Considerazioni finali su Ranking of Kings
Ranking of Kings è stato per molti spettatori la sorpresa dell’anno; un fulmine a ciel sereno in grado di spazzare via ogni sorta di pregiudizio legato al character design e all’art-style grazie anche alla contrapposizione dei temi trattati in confronto alla palette cromatica molto accesa che viene utilizzata.
Sembra una fiaba, è ambientata in un mondo fiabesco ed al suo interno ha personaggi tipicamente fantasy. Eppure, al contempo, si distacca totalmente dall’aspetto più bambinesco che l’accezione comune ha di quel termine, proponendo ed esplorando temi molto maturi riguardanti la morale, il sacrificio dell’individuo per un bene superiore, la capacità di saper perdonare chi ci ha fatto un torto e la possibilità di quest’ultimo di perdonarsi a sua volta per i suoi misfatti.
Tutto ciò condito, come abbiamo detto precedentemente, da un comparto tecnico molto più spiccato di quanto un primo sguardo veloce potrebbe far credere. In Ranking of Kings c’è la tipica atmosfera fantasy con castelli, magie, creature mitologiche e razze diverse; tale atmosfera, tuttavia, viene convogliata maggiormente grazie all’apparato visivo che non grazie al simbolismo “stereotipato” o caricaturale tipico del genere. Si riesce a leggere meglio la situazione grazie ad un singolo primo piano sui personaggi che a mille battute e dialoghi tra essi.
Non che la serie sia perfetta, ovviamente. Ranking of Kings soffre innegabilmente di alcuni problemi di pacing, soprattutto nella parte centrale della stagione dove gli eventi sembrano subire un brusco rallentamento, giusto in concomitanza dell’allenamento di Bojji.
Inoltre, a proposito del periodo passato insieme a Despa, per quanto si tratti pur sempre di un mondo fantasy fiabesco, il “power-up” del nostro protagonista è sin troppo netto e impattante; egli passa dall’essere la creatura più debole dell’intero mondo al diventare quella più potente nell’arco di una manciata di giorni (all’interno della storia) e, per quanto la sceneggiatura abbia provato a contestualizzare la cosa, lascia comunque un sentore amaro in bocca. Da la sensazione di una forzatura fin troppo tirata per essere credibile, anche all’interno di questo tipo di mondo narrativo.
Se da un lato molti spettatori si sono espressi in maniera contraria nei confronti degli ultimi 2-3 episodi, definendoli una conclusione alla “tarallucci e vino”, c’è da dire che questo è sempre stato il motto di Ranking of Kings sin dagli albori. Un finale alla “e tutto è bene quel che finisce bene” risulta essere quanto di più logico potesse accadere all’interno di una storia fiabesca come questa.

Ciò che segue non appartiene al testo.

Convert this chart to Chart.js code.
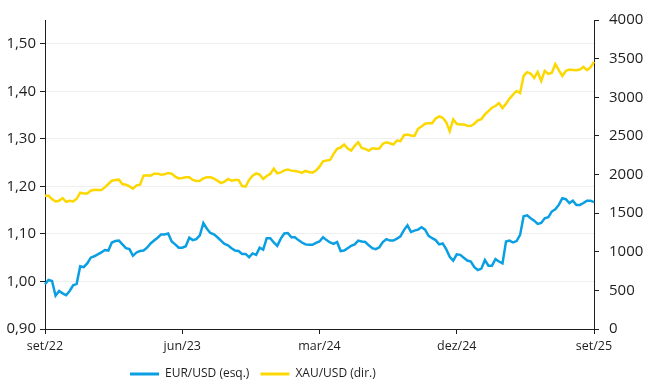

D’altro canto, tuttavia, è vero che nelle ultime puntate sono nate alcune incoerenze narrative che prima non si erano mai palesate e questo ha fatto ragionevolmente storcere il naso ai fan.
La questione dell‘immortalità di Ouken è stata risolta in maniera alquanto sbrigativa, la redenzione di Miranjo è passata tramite il perdono da parte di Daida e Bojji ma non tramite un suo percorso interno di pentimento, tutte le vicende viste all’interno di queste 23 puntate di Ranking of Kings alla fine hanno comportato poco o nulla nell’ecosistema del mondo narrativo ed, infine, l’incipit che da il nome all’opera è stato a malapena sfiorato.
Siamo a conoscenza del fatto che il web manga è ancora in corso, quindi abbiamo la speranza di un annuncio di una seconda stagione di Ranking of Kings, ma tale classifica dei re, finora, è stata usata più come sfondo che non come stratagemma narrativo o movente per le azioni dei personaggi.
Oltre a queste “piccolezze”, ci sentiamo di promuovere pienamente l’adattamento animato di Ranking of Kings; opera che è stata, nondimeno, in grado di emozionare una pletora di fan pur con il suo stile non convenzionale ed un insieme di personaggi e vicende memorabili. Sfortunatamente la serie non ha goduto della stessa popolarità della quale possono vantarsi altri show, ma la speranza è che, con il corso del tempo, sempre più persone si approccino a questa piccola gemma dell’animazione giapponese.